Sometimes, on the solos in ‘Archives Of Pain’, on the breathless chorus to ‘Mausoleum’, on every last word of ‘Yes’ it sounds difficult. Bradfield seems to carry the whole thing on his shoulders. You can hear the effort. It SHOULD be an effort. It should hurt. There’s nothing about The Holy Bible that shouldn’t leave a scar as it passes, an album steeped in death, rape, anorexia, butchery, nuclear winter, the holocaust, six million screaming souls. For these three men, who lived through the fall out, to shoulder the burden alone seems appropriately horrible. Opener ‘Yes’ seems to justify itself through pain. Thankfully ‘Ifwhiteamericatoldthetruthforjustonedayitsworldwouldfallapart’ carries less weight, it’s just fucking brilliant. Mooreo’s snare crack machine guns the front row.

There’s very little talking between songs. What could you possibly say? The Holy Bible already says far, far too much. When Wire makes a crack about forgetting his make up it seems jarring. It’s a serious business, this holocaust-pop: Stiff-upper lip, first principle of her silence. Instead there’s a square shouldered resilience to do the very best for the material- to do it proud.

‘She Is Suffering’, ever the runt of the litter, sounds out of place and grandiose while ‘Revol’ - long dismissed until the band were forced to revive it a few years ago - is marvellous fun, which is frankly weird. Bradfield gifts the crowd several singalongs to themselves: “On these plague streets, a pity you can buy anything,” “They call me a butcher”, “they call me primitive”, “who’s responsible? You fucking are.”

A thousand people caught in this weird, sick web. Screaming.

Liposuction for your bad mouth boy. Cut out your tongue, effigies are sold. Words discoloured, bow to the bland. Heal yourself with sinner's salt

How is this even possible? Everyone here knows this album inside out, some go way back to the very start with it, others have fallen into the pit later. Band’s playing their classic albums should be cosy, it should be nostalgia. It shouldn’t feel so sordid. Everyone has changed, and we can’t pretend we are what we once were. Scratch my leg with a rusty nail, sadly it heals. Colour my hair but the dye grows out I can't seem to stay a fixed ideal. Yet for this moment it feels horribly perfect. You can’t celebrate something this steeped in horror, but you can experience it. As you watch Bradfield try to catch his breath and Wire wince from his dodgy knee you know that’s what we’re all doing. Forcing ourselves through it. Making the regression happen.
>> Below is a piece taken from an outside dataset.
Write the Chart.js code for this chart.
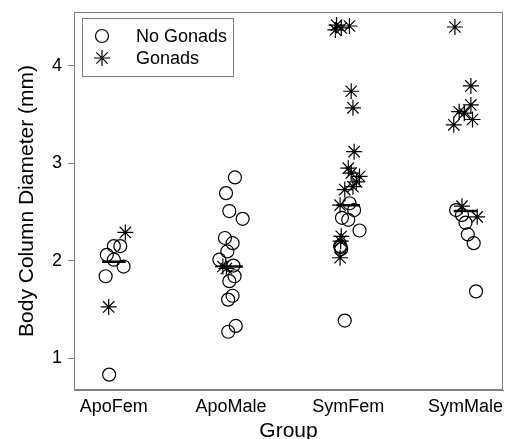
<!DOCTYPE html>
<html>
<head>
<meta charset="utf-8">
<script src="https://cdn.jsdelivr.net/npm/chart.js@4.4.1/dist/chart.umd.min.js"></script>
<style>
  body { margin: 0; background: #fff; }
</style>
</head>
<body>
<canvas id="chart" width="506" height="439"></canvas>
<script>
// Groups on the x axis (positions 1..4)
const groups = ['ApoFem', 'ApoMale', 'SymFem', 'SymMale'];
const yTicks = [1, 2, 3, 4];

// No Gonads (open circles), jittered x position and diameter
const noGonadsX = [
  1.00, 1.055, 0.94, 1.00, 1.083, 0.93, 0.96,
  2.033, 1.957, 1.985, 2.099, 1.948, 2.013, 1.968, 1.90, 2.02, 2.03, 1.985, 2.013, 1.975, 2.04, 1.976,
  3.01, 3.05, 2.946, 3.00, 3.096, 2.93, 2.94, 2.935, 2.97,
  3.92, 3.97, 4.00, 4.02, 4.07, 4.09
];
const noGonadsY = [
  2.15, 2.15, 2.06, 2.01, 1.94, 1.84, 0.83,
  2.855, 2.694, 2.51, 2.43, 2.233, 2.18, 2.095, 2.01, 1.95, 1.84, 1.79, 1.64, 1.60, 1.33, 1.27,
  2.59, 2.52, 2.44, 2.42, 2.31, 2.15, 2.12, 2.14, 1.385,
  2.52, 2.47, 2.39, 2.27, 2.18, 1.685
];

// Gonads (asterisks)
const gonadsX = [
  1.098, 0.956,
  1.93, 1.96,
  2.90, 2.94, 3.01, 2.89, 3.025, 3.04, 3.05, 3.00, 3.025, 3.096, 3.07, 3.04, 2.97, 2.93, 2.94, 2.935, 2.93,
  3.91, 4.046, 4.046, 3.946, 3.99, 4.06, 3.90, 3.97, 4.10
];
const gonadsY = [
  2.29, 1.525,
  1.94, 1.92,
  4.42, 4.39, 4.41, 4.37, 3.74, 3.57, 3.12, 2.95, 2.90, 2.865, 2.81, 2.76, 2.73, 2.57, 2.25, 2.20, 2.03,
  4.40, 3.795, 3.60, 3.53, 3.515, 3.45, 3.395, 2.56, 2.45
];

// Median bar per group
const medians = [1.99, 1.94, 2.57, 2.51];

const toPoints = (xs, ys) => xs.map((x, i) => ({ x: x, y: ys[i] }));

const medianPoints = [];
medians.forEach((m, i) => {
  medianPoints.push({ x: i + 1 - 0.1, y: m });
  medianPoints.push({ x: i + 1 + 0.1, y: m });
  medianPoints.push({ x: i + 1.5, y: null });
});

const FONT = 'Liberation Sans, Arial, sans-serif';

// Box around the plot area
const frame = {
  id: 'frame',
  afterDraw(chart) {
    const a = chart.chartArea;
    const ctx = chart.ctx;
    ctx.save();
    ctx.strokeStyle = '#808080';
    ctx.lineWidth = 1;
    ctx.strokeRect(a.left + 0.5, a.top + 0.5, a.right - a.left - 1, a.bottom - a.top - 1);
    ctx.restore();
  }
};

// Legend box in the top-left corner of the plot
const insetLegend = {
  id: 'insetLegend',
  afterDraw(chart) {
    const a = chart.chartArea;
    const ctx = chart.ctx;
    const left = a.left + 8, top = a.top + 6;
    ctx.save();
    ctx.strokeStyle = '#808080';
    ctx.lineWidth = 1;
    ctx.strokeRect(left + 0.5, top + 0.5, 151, 58);
    const items = [chart.data.datasets[0], chart.data.datasets[1]];
    items.forEach((ds, i) => {
      const y = top + 18 + i * 22;
      ctx.strokeStyle = '#000';
      ctx.fillStyle = 'rgba(0,0,0,0)';
      ctx.lineWidth = ds.borderWidth;
      Chart.helpers.drawPoint(ctx, { pointStyle: ds.pointStyle, radius: ds.pointRadius, rotation: 0, borderWidth: ds.borderWidth }, left + 20, y);
      ctx.fillStyle = '#000';
      ctx.font = '18px ' + FONT;
      ctx.textBaseline = 'middle';
      ctx.fillText(ds.label, left + 54, y + 1);
    });
    ctx.restore();
  }
};

new Chart(document.getElementById('chart'), {
  type: 'scatter',
  data: {
    datasets: [
      {
        label: 'No Gonads',
        data: toPoints(noGonadsX, noGonadsY),
        pointStyle: 'circle',
        pointRadius: 6.5,
        borderColor: '#000',
        backgroundColor: 'rgba(0,0,0,0)',
        borderWidth: 1.2
      },
      {
        label: 'Gonads',
        data: toPoints(gonadsX, gonadsY),
        pointStyle: 'star',
        pointRadius: 8,
        borderColor: '#000',
        backgroundColor: 'rgba(0,0,0,0)',
        borderWidth: 1.2
      },
      {
        type: 'line',
        label: 'Median',
        data: medianPoints,
        borderColor: '#000',
        borderWidth: 2.5,
        pointRadius: 0,
        spanGaps: false
      }
    ]
  },
  options: {
    responsive: false,
    animation: false,
    devicePixelRatio: 1,
    layout: { autoPadding: false, padding: { top: 12, right: 3, left: 0, bottom: 0 } },
    plugins: {
      legend: { display: false },
      tooltip: { enabled: false }
    },
    scales: {
      x: {
        type: 'linear',
        min: 0.66,
        max: 4.32,
        afterBuildTicks: (scale) => { scale.ticks = groups.map((g, i) => ({ value: i + 1 })); },
        afterFit: (scale) => {
          scale.height = 49;
          scale.paddingLeft = 0;
          scale.paddingRight = 0;
        },
        grid: { display: false, drawTicks: false },
        border: { color: '#808080' },
        ticks: {
          color: '#000',
          font: { size: 18, family: FONT },
          padding: 6,
          maxRotation: 0,
          autoSkip: false,
          callback: (v) => groups[v - 1]
        },
        title: {
          display: true,
          text: 'Group',
          color: '#000',
          font: { size: 21, family: FONT },
          padding: { top: 0, bottom: -5 }
        }
      },
      y: {
        min: 0.672,
        max: 4.554,
        afterBuildTicks: (scale) => { scale.ticks = yTicks.map(v => ({ value: v })); },
        afterFit: (scale) => {
          scale.width = 74;
          scale.paddingTop = 0;
          scale.paddingBottom = 0;
        },
        grid: { drawOnChartArea: false, tickLength: 6, color: '#808080' },
        border: { color: '#808080' },
        ticks: {
          color: '#000',
          font: { size: 18, family: FONT },
          padding: 6
        },
        title: {
          display: true,
          text: 'Body Column Diameter (mm)',
          color: '#000',
          font: { size: 21, family: FONT },
          padding: { top: 15, bottom: 0 }
        }
      }
    }
  },
  plugins: [frame, insetLegend]
});
</script>
</body>
</html>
‘Faster,’ the only part of the whole album to survive two decades of touring, sounds more brutal than it ever did in the arenas of the late 90s. It’s not a Greatest Hit here, it’s a scream of triumph. ‘This Is Yesterday’ is breathing space and tears. Richey’s telecaster. Nicky’s words. ‘The Intense Humming Of Evil?’ how is that even allowed? It shatters. I repent, I'm sorry, everything is falling apart.

That’s just Act One, and the band leaves the stage. Ten minutes later a completely different one comes back and plays songs called ‘Motorcycle Emptiness’ and ‘You Stole The Sun From My Heart’ and ‘A Design For Life’. I know who that band are, I love them. But I’m not as interested in them. Not tonight anyway. Come and walk down memory lane. No one sees a thing but they can pretend. Life eternal scorched grass and trees. For your love nature has haemorrhaged.

I close my eyes and this is yesterday.